Innovative Approaches to DNA Sequencing

Innovative Approaches to DNA Sequencing

Thursday, November 8, 2007

The New York Academy of Sciences

Presented By

 

Organizers: Thomas Leyh, Albert Einstein College of Medicine and Ruben Gonzalez, Columbia University

Speakers: Linda Reha-Krantz, University of Alberta; Jingyue Ju, Columbia University; Ido Braslavsky, Ohio University; Patrice Milos, Helicos Biosciences Corporation

Recent years have seen an increasing level of dialogue between chemists and biologists, the lines of communication consolidated by the availability of recombinant biotechnology tools for manipulating the chemical structure of genes and the proteins they encode. This has led to an explosion of interdisciplinary activity at the chemistry-biology interface, now coined chemical biology. The goal of the Chemical Biology Discussion Group is to bring together chemists and biologists working in the New York area who are interested in hearing about the latest ideas in this rapidly growing field. This group will provide a forum for lively discussion and for establishing connections, and perhaps collaborations, between chemists armed with novel technologies and biologists receptive to using these approaches to solve their chosen biological problem.

 

Abstracts

 

Engineering DNA Polymerases for DNA Sequencing
Linda J. Reha-Krantz

University of Alberta

The ability to efficiently determine DNA sequences in the past, now and in the future depends on DNA polymerases, which are enzymes that have the ability to make accurate copies of the genetic information held in DNA molecules. "Natural" DNA polymerases, however, have activities that can interfere with obtaining reliable DNA sequence information and they are limited to a small repertoire of substrates. We have used experimental methods from the fields of genetics, biochemistry and chemistry to identify mutant DNA polymerases and substrates that have advantageous properties for the development of new DNA sequencing methods.

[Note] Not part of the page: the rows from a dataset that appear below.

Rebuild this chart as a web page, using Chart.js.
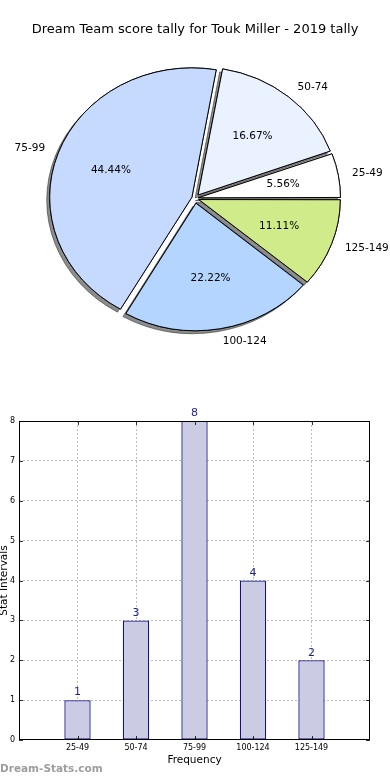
<!DOCTYPE html>
<html lang="en">
<head>
  <meta charset="UTF-8">
  <title>Dream Team score tally for Touk Miller - 2019 tally</title>
  <script src="https://cdn.jsdelivr.net/npm/chart.js"></script>
  <style>
    html, body { margin: 0; padding: 0; background: #fff; }
    body { width: 390px; height: 780px; position: relative; overflow: hidden; font-family: 'DejaVu Sans', sans-serif; }
    #pieWrap { position: absolute; left: 0; top: 0; width: 390px; height: 395px; }
    #barWrap { position: absolute; left: 0; top: 395px; width: 390px; height: 385px; }
    .watermark { position: absolute; left: 0; top: 762px; font: bold 10.5px 'DejaVu Sans', sans-serif; color: #9d9d9d; }
  </style>
</head>
<body>
  <div id="pieWrap"><canvas id="pieChart"></canvas></div>
  <div id="barWrap"><canvas id="barChart"></canvas></div>
  <div class="watermark">Dream-Stats.com</div>

  <script>
    // data
    var categories = ['25-49', '50-74', '75-99', '100-124', '125-149'];
    var counts = [1, 3, 8, 4, 2];
    var sliceColors = ['#ffffff', '#eaf1ff', '#c6d9ff', '#b4d5ff', '#cfeb8a'];
    var yTicks = [0, 1, 2, 3, 4, 5, 6, 7, 8];

    var total = counts.reduce(function (a, b) { return a + b; }, 0);

    // matplotlib goes counter-clockwise from 3 o'clock, chart.js clockwise -> reverse order
    var pieLabels = categories.slice().reverse();
    var pieValues = counts.slice().reverse();
    var pieFill = sliceColors.slice().reverse();

    var EXPLODE = 5.5;   // px each wedge is pulled out
    var SQUASH = 0.91;   // pie is drawn slightly flattened

    // chart.js moves an arc by offset/4 * (1 + fix), undo that so every wedge moves EXPLODE px
    function arcOffset(c) {
      var circ = c.dataset.data[c.dataIndex] / total * 2 * Math.PI;
      var fix = 1 - Math.sin(Math.min(Math.PI, circ));
      return EXPLODE * 4 / (1 + fix);
    }

    var pieDecor = {
      id: 'pieDecor',
      beforeDatasetsDraw: function (chart) {
        var meta = chart.getDatasetMeta(0);
        var ctx = chart.ctx;
        var cx = meta.data[0].x, cy = meta.data[0].y;
        ctx.save();
        ctx.translate(cx, cy);
        ctx.scale(1, SQUASH);
        ctx.translate(-cx, -cy);
        // shadow pass, painted under all wedges
        ctx.save();
        ctx.shadowColor = 'rgba(0,0,0,0.45)';
        ctx.shadowOffsetX = -3;
        ctx.shadowOffsetY = 3;
        ctx.shadowBlur = 0;
        meta.data.forEach(function (a) { a.draw(ctx); });
        ctx.restore();
      },
      afterDatasetsDraw: function (chart) {
        var ctx = chart.ctx;
        ctx.restore();
        var meta = chart.getDatasetMeta(0);
        ctx.save();
        ctx.fillStyle = '#000';
        ctx.font = '10.5px "DejaVu Sans"';
        ctx.textBaseline = 'middle';
        meta.data.forEach(function (a, i) {
          var p = a.getProps(['x', 'y', 'startAngle', 'endAngle', 'outerRadius'], true);
          var mid = (p.startAngle + p.endAngle) / 2;
          var cos = Math.cos(mid), sin = Math.sin(mid);
          function place(f) {
            var d = EXPLODE + f * p.outerRadius;
            return [p.x + d * cos, p.y + SQUASH * d * sin];
          }
          var o = place(1.1);
          ctx.textAlign = cos > 0 ? 'left' : 'right';
          ctx.fillText(pieLabels[i], o[0], o[1]);
          var q = place(0.6);
          ctx.textAlign = 'center';
          ctx.fillText((pieValues[i] / total * 100).toFixed(2) + '%', q[0], q[1]);
        });
        ctx.restore();
      }
    };

    new Chart(document.getElementById('pieChart'), {
      type: 'pie',
      data: {
        labels: pieLabels,
        datasets: [{
          data: pieValues,
          backgroundColor: pieFill,
          borderColor: '#000',
          borderWidth: 1,
          offset: arcOffset
        }]
      },
      options: {
        animation: false,
        responsive: true,
        maintainAspectRatio: false,
        rotation: 90,
        radius: 140,
        layout: { padding: { top: 0, bottom: 36, left: 0, right: 0 } },
        plugins: {
          legend: { display: false },
          tooltip: { enabled: false },
          title: {
            display: true,
            text: 'Dream Team score tally for Touk Miller - 2019 tally',
            color: '#000',
            font: { family: 'DejaVu Sans', size: 13, weight: 'normal' },
            padding: { top: 22, bottom: 0 }
          }
        }
      },
      plugins: [pieDecor]
    });

    // frame, inward tick marks and value labels for the bar chart
    var barDecor = {
      id: 'barDecor',
      afterDatasetsDraw: function (chart) {
        var ctx = chart.ctx, a = chart.chartArea;
        var xs = chart.scales.x, ys = chart.scales.y;
        ctx.save();
        ctx.strokeStyle = '#000';
        ctx.lineWidth = 1;
        ctx.strokeRect(a.left + 0.5, a.top + 0.5, a.right - a.left - 1, a.bottom - a.top - 1);
        ctx.lineWidth = 0.8;
        ctx.beginPath();
        yTicks.forEach(function (v) {
          var py = Math.round(ys.getPixelForValue(v)) + 0.5;
          ctx.moveTo(a.left, py); ctx.lineTo(a.left + 4, py);
          ctx.moveTo(a.right, py); ctx.lineTo(a.right - 4, py);
        });
        categories.forEach(function (c, i) {
          var px = Math.round(xs.getPixelForValue(i + 1)) + 0.5;
          ctx.moveTo(px, a.bottom); ctx.lineTo(px, a.bottom - 4);
          ctx.moveTo(px, a.top); ctx.lineTo(px, a.top + 4);
        });
        ctx.stroke();

        var meta = chart.getDatasetMeta(0);
        ctx.fillStyle = '#1f1f8f';
        ctx.font = '11px "DejaVu Sans"';
        ctx.textAlign = 'center';
        ctx.textBaseline = 'bottom';
        meta.data.forEach(function (bar, i) {
          ctx.fillText(String(counts[i]), bar.x, bar.y - 2);
        });
        ctx.restore();
      }
    };

    new Chart(document.getElementById('barChart'), {
      type: 'bar',
      data: {
        datasets: [{
          data: counts.map(function (v, i) { return { x: i + 1, y: v }; }),
          backgroundColor: '#cbcbe3',
          borderColor: '#10108a',
          borderWidth: 1.3,
          borderSkipped: false,
          barPercentage: 0.45,
          categoryPercentage: 1
        }]
      },
      options: {
        animation: false,
        responsive: true,
        maintainAspectRatio: false,
        layout: { padding: { top: 26, right: 20, left: 0, bottom: 0 } },
        plugins: { legend: { display: false }, tooltip: { enabled: false } },
        scales: {
          x: {
            type: 'linear',
            offset: false,
            min: 0,
            max: categories.length + 1,
            afterFit: function (s) { s.height = 40; },
            ticks: {
              stepSize: 1,
              autoSkip: false,
              maxRotation: 0,
              padding: 3,
              color: '#000',
              font: { family: 'DejaVu Sans', size: 8 },
              callback: function (v) { return categories[v - 1] || ''; }
            },
            grid: {
              offset: false,
              drawTicks: false,
              lineWidth: 1,
              color: function (c) {
                return (c.tick && c.tick.value > 0 && c.tick.value <= categories.length) ? '#bdbdbd' : 'rgba(0,0,0,0)';
              }
            },
            border: { display: false, dash: [2, 2] },
            title: {
              display: true,
              text: 'Frequency',
              color: '#000',
              font: { family: 'DejaVu Sans', size: 10.5 },
              padding: { top: 0, bottom: 13.7 }
            }
          },
          y: {
            min: 0,
            max: 8,
            afterFit: function (s) { s.width = 19; },
            ticks: {
              stepSize: 1,
              padding: 4,
              color: '#000',
              font: { family: 'DejaVu Sans', size: 8 }
            },
            grid: {
              drawTicks: false,
              lineWidth: 1,
              color: function (c) {
                return (c.tick && c.tick.value > 0 && c.tick.value < 8) ? '#bdbdbd' : 'rgba(0,0,0,0)';
              }
            },
            border: { display: false, dash: [2, 2] },
            title: {
              display: true,
              text: 'Stat Intervals',
              color: '#000',
              font: { family: 'DejaVu Sans', size: 10.5, lineHeight: 0.8 },
              padding: { top: 0, bottom: 0 }
            }
          }
        }
      },
      plugins: [barDecor]
    });
  </script>
</body>
</html>
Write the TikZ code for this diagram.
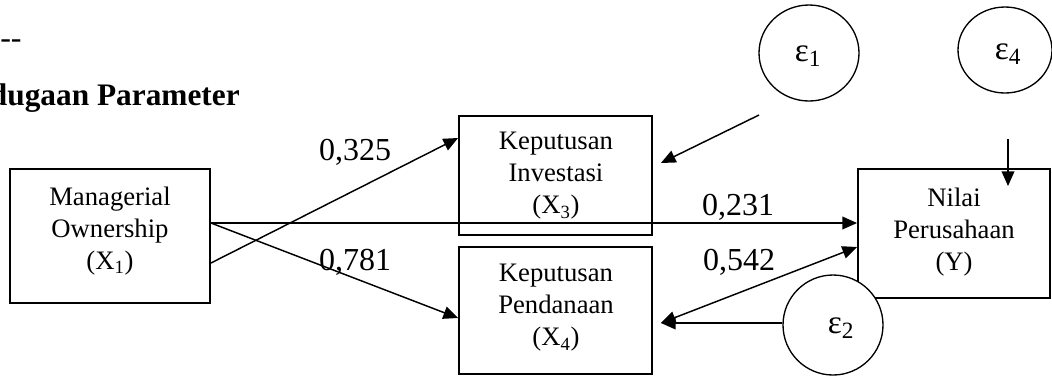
\documentclass[tikz,border=0pt]{standalone}
\usepackage{fontspec}
\setmainfont{Liberation Serif}
\usetikzlibrary{arrows.meta,shapes.geometric}
\begin{document}
\begin{tikzpicture}[x=0.75pt,y=-0.75pt,
  box/.style={draw,line width=1.4pt,inner sep=0pt},
  boxtext/.style={align=center,font=\fontsize{20}{24}\selectfont,inner sep=0pt},
  coef/.style={font=\fontsize{24}{28}\selectfont,inner sep=0pt,anchor=base},
  err/.style={draw,ellipse,line width=1pt,inner sep=0pt,fill=white},
  errtext/.style={font=\fontsize{25}{28}\selectfont,inner sep=0pt},
  arr/.style={line width=1.1pt,-{Triangle[length=11pt,width=9.5pt]}},
  darr/.style={line width=1.1pt,{Triangle[length=11pt,width=9.5pt]}-{Triangle[length=11pt,width=9.5pt]}}
]
\useasboundingbox (0,0) rectangle (1052,376);

\node[inner sep=0pt,anchor=base west,font=\fontsize{24}{28}\selectfont] (dash) at (0,48) {-{}-};
\node[inner sep=0pt,anchor=base east,font=\fontsize{23.5}{28}\selectfont\bfseries] (title) at (240,105) {dugaan Parameter};

% boxes
\node[box,minimum width=150pt,minimum height=100.5pt] (x1) at (110,236) {};
\node[boxtext] (x1t) at (110,231) {Managerial\\Ownership\\(X\textsubscript{1})};
\node[box,minimum width=144.75pt,minimum height=89.25pt] (x3) at (555.5,175.5) {};
\node[boxtext] (x3t) at (556,176) {Keputusan\\Investasi\\(X\textsubscript{3})};
\node[box,minimum width=144.75pt,minimum height=95.25pt] (x4) at (555.5,310.5) {};
\node[boxtext] (x4t) at (556,308) {Keputusan\\Pendanaan\\(X\textsubscript{4})};
\node[box,minimum width=144pt,minimum height=96.75pt] (y) at (954,233.5) {};
\node[boxtext] (yt) at (954,232) {Nilai\\Perusahaan\\(Y)};

% error terms
\node[err,minimum width=75pt,minimum height=72pt] (e1) at (809,53) {};
\node[errtext] (e1t) at (808,56) {ε\textsubscript{1}};
\node[err,minimum width=70.5pt,minimum height=64.5pt] (e4) at (1005,50) {};
\node[errtext] (e4t) at (1008,54) {ε\textsubscript{4}};

\coordinate (e1a) at (759,115);
\coordinate (e4a) at (1008,139);
\coordinate (x4e) at ([xshift=6pt,yshift=-9.375pt]x4.east);

% paths
\draw[arr] ([yshift=9.75pt]x1.east) -- ([yshift=7.875pt]y.west);
\draw[arr] ([yshift=-20.25pt]x1.east) -- ([yshift=28.125pt]x3.west);
\draw[arr] ([yshift=9.75pt]x1.east) -- ([yshift=-5.625pt]x4.west);
\draw[arr] (e1a) -- ([xshift=6pt,yshift=9.375pt]x3.east);
\draw[arr] (e4a) -- ([xshift=40.5pt,yshift=-13.5pt]y.north);
\draw[darr] (x4e) -- ([yshift=-10.125pt]y.west);

% coefficients
\node[coef] (c1) at (355,160) {0,325};
\node[coef] (c2) at (355,270) {0,781};
\node[coef] (c3) at (738,215) {0,231};
\node[coef] (c4) at (739,270) {0,542};

\node[err,minimum width=75pt,minimum height=75pt] (e2) at (833,325) {};
\node[errtext] (e2t) at (841,328) {ε\textsubscript{2}};
\draw[arr] (e2.west |- x4e) -- (x4e);
\end{tikzpicture}
\end{document}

Toward the $1,000 Genome: Molecular Engineering Approaches for DNA Sequencing by Synthesis
Jingyue Ju

Columbia University
DNA sequencing by synthesis (SBS) on a solid surface during polymerase reaction offers a new paradigm to decipher DNA sequences. We have developed such a novel DNA sequencing system using molecular engineering approaches. In this approach, four nucleotides (A, C, G, T) are modified as reversible terminators by attaching a cleavable fluorophore to the base and capping the 3'-OH group with a small reversible moiety so that they are still recognized by DNA polymerase as substrates. DNA templates consisting of homopolymer regions were accurately sequenced by using these new molecules on a DNA chip and a 4-color fluorescent scanner. This general strategy to rationally design cleavable fluorescent nucleotide reversible terminators for DNA sequencing by synthesis has the potential to achieve the $1000 genome paradigm for personalized medicine.

Single Molecule DNA Sequencing by Cyclic Synthesis
Ido Braslavsky

Ohio University
In recent years, single molecule DNA sequencing by cyclic synthesis has been developed from the demonstration stage to a working system with high throughput sequencing capacity. Using this system, fluorescence microscopy is applied to individually monitor tens of millions of immobilized DNA molecules for incorporation of labeled nucleotides. This process yields read length with sufficient sequence information to allow reliable and unique alignment of most tested fragments to a reference sequence, supporting amplification free, fast and chip resequencing method. In this presentation, different aspects of single molecule DNA sequencing by cyclic synthesis will be discussed.